- Born: Rafael Espuerta Seguis October 24, 1939 Anao-aon, Surigao, Philippine Islands
- Education: University of the East Ateneo de Manila University American University of Cairo
- Occupation: Diplomat

= Rafael Seguis =

Filipino politician (born 1939)

Rafael Espuerta Seguis (born October 24, 1939) is a retired Filipino diplomat who served as Philippine ambassador to Indonesia (2002-2003), Saudi Arabia (1999-2002), and Iraq (1991-1996). He also served as Department of Foreign Affairs undersecretary for Special and Ocean Concerns (2003-2010) and for Administration (2010-2016).

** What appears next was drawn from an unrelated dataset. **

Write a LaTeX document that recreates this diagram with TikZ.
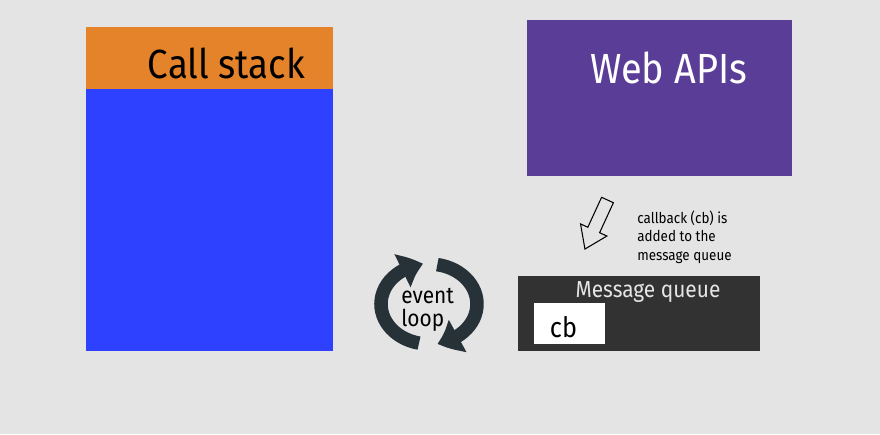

==Early life and education==

Seguis was born in Anao-aon, Surigao (now part of Surigao del Norte), Philippines. He obtained a bachelor's degree in accountancy from the University of the East and later pursued postgraduate studies at the Ateneo de Manila University and the American University of Cairo.

==Notable contributions==

Seguis is known for his contributions to peace negotiations and crisis management.

He undertook sensitive missions for the Philippine government, notably in the areas of anti-terrorism, maritime and territorial delimitations, the country’s bid for observer status in the Organization of Islamic Cooperation (OIC), and the conduct of overseas absentee voting during national elections.
In 2004, he was tasked to negotiate on two occasions for the safe release of Filipinos held hostage by Iraqi insurgents. After extended stays in battle-scarred Baghdad and the Iraqi countryside, he was able to bring them home to their loved ones. When peace talks with the Moro Islamic Liberation Front collapsed in 2008 and the Philippine negotiating panel had to be reconstituted, Seguis did not demur when asked by then-President Gloria Macapagal Arroyo to head the peace negotiating panel. His vast experience, an unrelenting capacity for sustained work, and a characteristic low-key approach have earned him a reputation as an indispensable troubleshooter within the Philippine government.